§ **To be done**
Quote all lines below exactly. Images stay out.

------------

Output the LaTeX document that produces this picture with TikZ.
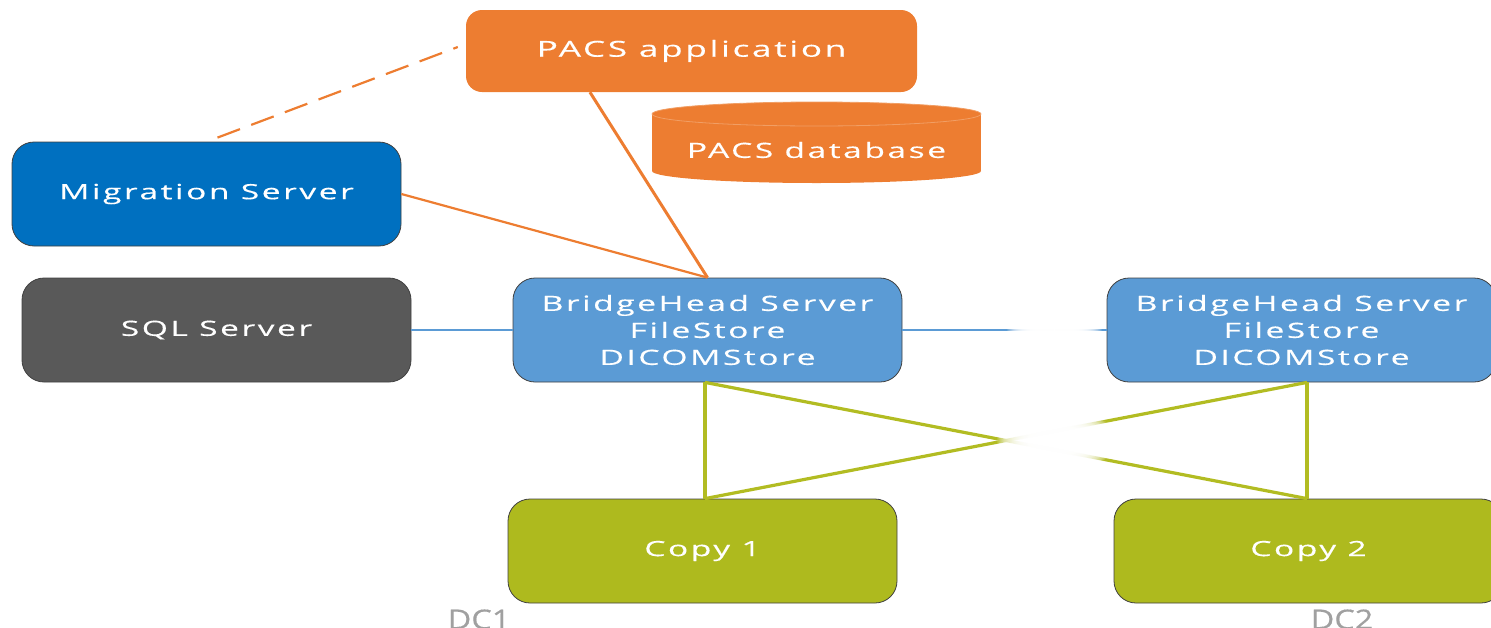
\documentclass[tikz,border=0pt]{standalone}
\usepackage{fontspec}
\setmainfont{Open Sans}[FakeStretch=1.6, LetterSpace=12, FakeBold=0.3]
\newfontfamily\dcfont{Open Sans}[FakeStretch=1.2, FakeBold=0.5]
\usetikzlibrary{fadings,calc}
\definecolor{pacsorange}{HTML}{ED7D31}
\definecolor{migblue}{HTML}{0070C0}
\definecolor{sqlgray}{HTML}{595959}
\definecolor{bhblue}{HTML}{5B9BD5}
\definecolor{copygreen}{HTML}{AEBA1E}
\definecolor{greenline}{HTML}{B2BC22}
\definecolor{blueline}{HTML}{5B9BD5}
\definecolor{dcgray}{HTML}{A0A0A0}
\tikzfading[name=softspot, inner color=transparent!0, outer color=transparent!100]
\tikzfading[name=hmid, left color=transparent!100, right color=transparent!100, middle color=transparent!0]
\begin{document}
\begin{tikzpicture}[x=1pt,y=-1pt,
  box/.style={rounded corners=22pt, minimum width=389pt, minimum height=104pt,
    text=white, draw=black!75, line width=0.8pt, align=center, inner sep=0pt,
    font=\fontsize{21}{27}\selectfont},
  orangebox/.style={rounded corners=16pt, minimum width=451pt, minimum height=82pt,
    fill=pacsorange, text=white, inner sep=0pt, font=\fontsize{22}{27}\selectfont},
  orangeline/.style={draw=pacsorange, line width=2.2pt},
  blueconn/.style={draw=blueline, line width=2.2pt},
  greenconn/.style={draw=greenline, line width=3.2pt},
  dclabel/.style={text=dcgray, font=\dcfont\fontsize{27}{30}\selectfont, anchor=base, inner sep=0pt}
]
\useasboundingbox (0,0) rectangle (1491,627);

% PACS database cylinder
\fill[pacsorange] (652,114) rectangle (981,171);
\fill[pacsorange] (816.5,171) ellipse [x radius=164.5, y radius=12];
\fill[pacsorange] (816.5,114) ellipse [x radius=164.5, y radius=12];
\draw[pacsorange!75!white, line width=0.8pt] (816.5,114) ellipse [x radius=164.5, y radius=12];
\node[text=white, inner sep=0pt, font=\fontsize{21}{27}\selectfont] (pacsdb) at (816.5,150) {PACS database};

% boxes
\node[orangebox] (pacsapp) at (691.5,51) {PACS application};
\node[box, fill=migblue] (mig) at (206.5,194) {Migration Server};
\node[box, fill=sqlgray] (sql) at (216.5,330) {SQL Server};
\node[box, fill=bhblue] (bh1) at (707.5,330) {BridgeHead Server\\FileStore\\DICOMStore};
\node[box, fill=bhblue] (bh2) at (1301.5,330) {BridgeHead Server\\FileStore\\DICOMStore};
\node[box, fill=copygreen] (copy1) at (702.5,551) {Copy 1};
\node[box, fill=copygreen] (copy2) at (1308.5,551) {Copy 2};

% DC labels
\node[dclabel] (dc1) at (479,629) {DC1};
\node[dclabel] (dc2) at (1342,629) {DC2};

% connector end points
\coordinate (b1) at ($(bh1.south)+(-2.5,0)$);
\coordinate (c1) at ($(copy1.north)+(2.5,0)$);
\coordinate (b2) at ($(bh2.south)+(5.5,0)$);
\coordinate (c2) at ($(copy2.north)+(-1.5,0)$);
\coordinate (pa) at ($(pacsapp.south west)!0.275!(pacsapp.south east)$);
\coordinate (ms) at ($(mig.north)+(11,-4)$);
\coordinate (pw) at ($(pacsapp.west)+(-8,-4)$);

% orange connectors
\draw[orangeline, dash pattern=on 24pt off 12pt] (ms) -- (pw);
\draw[orangeline, line width=3pt] (pa) -- (bh1.north);
\draw[orangeline] (mig.east) -- (bh1.north);

% blue connectors
\draw[blueconn] (sql.east) -- (bh1.west);
\draw[blueconn] (bh1.east) -- (bh2.west);

% green connectors
\draw[greenconn] (b1) -- (c1);
\draw[greenconn] (b2) -- (c2);
\draw[greenconn] (b1) -- (c2);
\draw[greenconn] (c1) -- (b2);

% fades
\foreach \k in {1,...,6}{
  \fill[white, path fading=hmid] (1006,323) rectangle (1102,339);
  \fill[white, path fading=softspot] (1056,440) ellipse [x radius=60, y radius=34];
}
\end{tikzpicture}
\end{document}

------------

§ **Task result**
Output the LaTeX document that produces this picture with TikZ.
\documentclass[tikz,border=0pt]{standalone}
\usepackage{fontspec}
\setmainfont{Open Sans}[FakeStretch=1.6, LetterSpace=12, FakeBold=0.3]
\newfontfamily\dcfont{Open Sans}[FakeStretch=1.2, FakeBold=0.5]
\usetikzlibrary{fadings,calc}
\definecolor{pacsorange}{HTML}{ED7D31}
\definecolor{migblue}{HTML}{0070C0}
\definecolor{sqlgray}{HTML}{595959}
\definecolor{bhblue}{HTML}{5B9BD5}
\definecolor{copygreen}{HTML}{AEBA1E}
\definecolor{greenline}{HTML}{B2BC22}
\definecolor{blueline}{HTML}{5B9BD5}
\definecolor{dcgray}{HTML}{A0A0A0}
\tikzfading[name=softspot, inner color=transparent!0, outer color=transparent!100]
\tikzfading[name=hmid, left color=transparent!100, right color=transparent!100, middle color=transparent!0]
\begin{document}
\begin{tikzpicture}[x=1pt,y=-1pt,
  box/.style={rounded corners=22pt, minimum width=389pt, minimum height=104pt,
    text=white, draw=black!75, line width=0.8pt, align=center, inner sep=0pt,
    font=\fontsize{21}{27}\selectfont},
  orangebox/.style={rounded corners=16pt, minimum width=451pt, minimum height=82pt,
    fill=pacsorange, text=white, inner sep=0pt, font=\fontsize{22}{27}\selectfont},
  orangeline/.style={draw=pacsorange, line width=2.2pt},
  blueconn/.style={draw=blueline, line width=2.2pt},
  greenconn/.style={draw=greenline, line width=3.2pt},
  dclabel/.style={text=dcgray, font=\dcfont\fontsize{27}{30}\selectfont, anchor=base, inner sep=0pt}
]
\useasboundingbox (0,0) rectangle (1491,627);

% PACS database cylinder
\fill[pacsorange] (652,114) rectangle (981,171);
\fill[pacsorange] (816.5,171) ellipse [x radius=164.5, y radius=12];
\fill[pacsorange] (816.5,114) ellipse [x radius=164.5, y radius=12];
\draw[pacsorange!75!white, line width=0.8pt] (816.5,114) ellipse [x radius=164.5, y radius=12];
\node[text=white, inner sep=0pt, font=\fontsize{21}{27}\selectfont] (pacsdb) at (816.5,150) {PACS database};

% boxes
\node[orangebox] (pacsapp) at (691.5,51) {PACS application};
\node[box, fill=migblue] (mig) at (206.5,194) {Migration Server};
\node[box, fill=sqlgray] (sql) at (216.5,330) {SQL Server};
\node[box, fill=bhblue] (bh1) at (707.5,330) {BridgeHead Server\\FileStore\\DICOMStore};
\node[box, fill=bhblue] (bh2) at (1301.5,330) {BridgeHead Server\\FileStore\\DICOMStore};
\node[box, fill=copygreen] (copy1) at (702.5,551) {Copy 1};
\node[box, fill=copygreen] (copy2) at (1308.5,551) {Copy 2};

% DC labels
\node[dclabel] (dc1) at (479,629) {DC1};
\node[dclabel] (dc2) at (1342,629) {DC2};

% connector end points
\coordinate (b1) at ($(bh1.south)+(-2.5,0)$);
\coordinate (c1) at ($(copy1.north)+(2.5,0)$);
\coordinate (b2) at ($(bh2.south)+(5.5,0)$);
\coordinate (c2) at ($(copy2.north)+(-1.5,0)$);
\coordinate (pa) at ($(pacsapp.south west)!0.275!(pacsapp.south east)$);
\coordinate (ms) at ($(mig.north)+(11,-4)$);
\coordinate (pw) at ($(pacsapp.west)+(-8,-4)$);

% orange connectors
\draw[orangeline, dash pattern=on 24pt off 12pt] (ms) -- (pw);
\draw[orangeline, line width=3pt] (pa) -- (bh1.north);
\draw[orangeline] (mig.east) -- (bh1.north);

% blue connectors
\draw[blueconn] (sql.east) -- (bh1.west);
\draw[blueconn] (bh1.east) -- (bh2.west);

% green connectors
\draw[greenconn] (b1) -- (c1);
\draw[greenconn] (b2) -- (c2);
\draw[greenconn] (b1) -- (c2);
\draw[greenconn] (c1) -- (b2);

% fades
\foreach \k in {1,...,6}{
  \fill[white, path fading=hmid] (1006,323) rectangle (1102,339);
  \fill[white, path fading=softspot] (1056,440) ellipse [x radius=60, y radius=34];
}
\end{tikzpicture}
\end{document}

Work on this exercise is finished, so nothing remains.